'''
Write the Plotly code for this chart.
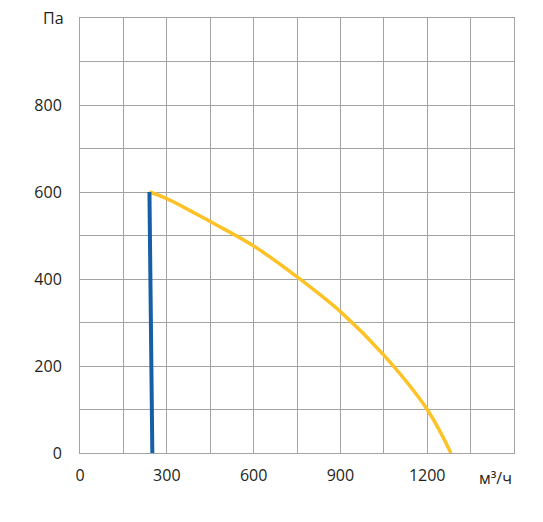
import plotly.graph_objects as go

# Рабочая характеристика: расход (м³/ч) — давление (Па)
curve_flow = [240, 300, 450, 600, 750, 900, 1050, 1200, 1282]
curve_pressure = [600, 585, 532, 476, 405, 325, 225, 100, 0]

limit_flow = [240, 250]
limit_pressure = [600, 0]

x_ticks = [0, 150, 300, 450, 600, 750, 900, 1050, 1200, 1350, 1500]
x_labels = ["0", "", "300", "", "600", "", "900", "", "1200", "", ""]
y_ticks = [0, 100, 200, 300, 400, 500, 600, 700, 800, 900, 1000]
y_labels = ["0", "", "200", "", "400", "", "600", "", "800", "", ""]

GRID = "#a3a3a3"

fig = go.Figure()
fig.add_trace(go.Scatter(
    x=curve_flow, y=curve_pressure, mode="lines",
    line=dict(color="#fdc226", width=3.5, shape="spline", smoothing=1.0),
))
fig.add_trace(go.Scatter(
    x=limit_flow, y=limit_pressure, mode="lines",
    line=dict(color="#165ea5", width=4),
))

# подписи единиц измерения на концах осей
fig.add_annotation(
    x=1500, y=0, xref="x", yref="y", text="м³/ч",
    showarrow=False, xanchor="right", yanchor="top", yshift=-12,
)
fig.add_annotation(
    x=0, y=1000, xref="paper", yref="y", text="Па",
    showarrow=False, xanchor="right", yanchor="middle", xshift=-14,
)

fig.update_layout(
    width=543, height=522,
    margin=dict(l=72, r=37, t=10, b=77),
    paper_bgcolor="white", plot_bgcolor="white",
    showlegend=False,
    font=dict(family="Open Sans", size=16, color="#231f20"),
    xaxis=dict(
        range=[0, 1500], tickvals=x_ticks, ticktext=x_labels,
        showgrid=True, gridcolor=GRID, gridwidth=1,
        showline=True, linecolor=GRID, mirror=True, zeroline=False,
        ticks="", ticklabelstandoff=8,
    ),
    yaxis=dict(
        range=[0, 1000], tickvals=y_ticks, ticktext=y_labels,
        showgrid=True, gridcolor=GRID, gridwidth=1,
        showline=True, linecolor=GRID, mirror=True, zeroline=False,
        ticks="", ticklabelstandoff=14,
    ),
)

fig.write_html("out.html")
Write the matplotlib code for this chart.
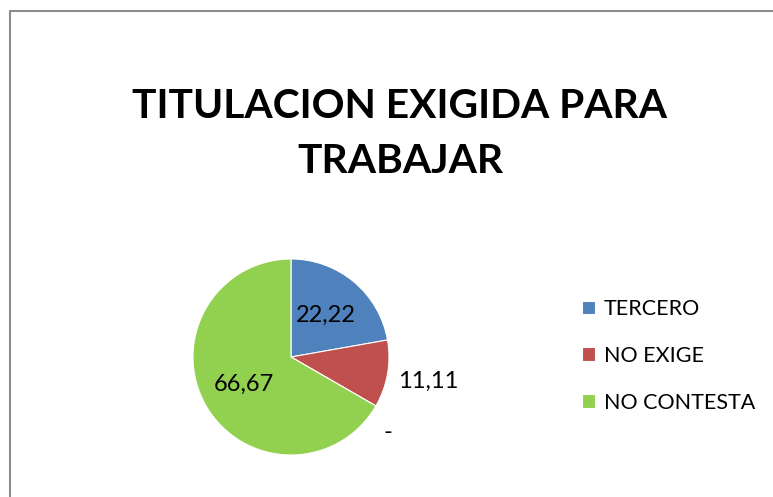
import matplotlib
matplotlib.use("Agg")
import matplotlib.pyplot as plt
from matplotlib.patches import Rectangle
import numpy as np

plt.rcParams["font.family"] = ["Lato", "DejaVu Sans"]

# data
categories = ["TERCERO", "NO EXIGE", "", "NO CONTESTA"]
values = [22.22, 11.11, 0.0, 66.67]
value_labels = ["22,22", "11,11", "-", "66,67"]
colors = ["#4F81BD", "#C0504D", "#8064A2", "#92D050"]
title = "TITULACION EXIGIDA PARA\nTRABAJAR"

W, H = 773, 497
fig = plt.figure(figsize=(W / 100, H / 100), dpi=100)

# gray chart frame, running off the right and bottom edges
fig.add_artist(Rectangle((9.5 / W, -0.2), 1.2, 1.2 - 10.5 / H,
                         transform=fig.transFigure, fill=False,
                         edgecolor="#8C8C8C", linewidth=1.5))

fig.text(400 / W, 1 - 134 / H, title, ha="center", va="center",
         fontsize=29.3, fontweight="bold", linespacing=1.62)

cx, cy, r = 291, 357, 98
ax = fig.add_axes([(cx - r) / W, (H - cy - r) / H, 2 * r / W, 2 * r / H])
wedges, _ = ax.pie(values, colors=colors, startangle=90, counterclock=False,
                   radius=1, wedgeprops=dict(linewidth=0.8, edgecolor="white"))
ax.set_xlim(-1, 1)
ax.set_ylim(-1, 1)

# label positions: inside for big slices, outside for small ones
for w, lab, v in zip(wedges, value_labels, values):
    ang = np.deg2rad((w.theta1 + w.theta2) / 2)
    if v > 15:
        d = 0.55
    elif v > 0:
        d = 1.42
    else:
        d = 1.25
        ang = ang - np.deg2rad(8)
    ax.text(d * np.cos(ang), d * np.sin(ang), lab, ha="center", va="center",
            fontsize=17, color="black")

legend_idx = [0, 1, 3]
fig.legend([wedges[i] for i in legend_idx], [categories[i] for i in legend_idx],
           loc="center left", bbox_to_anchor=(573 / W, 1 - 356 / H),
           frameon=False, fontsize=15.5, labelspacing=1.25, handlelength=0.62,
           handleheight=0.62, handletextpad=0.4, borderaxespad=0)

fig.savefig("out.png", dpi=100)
'''
**The exercise**: In the records above, find each line holding "this" and copy it.

**Exercise answer**:
Write the Plotly code for this chart.
Write the matplotlib code for this chart.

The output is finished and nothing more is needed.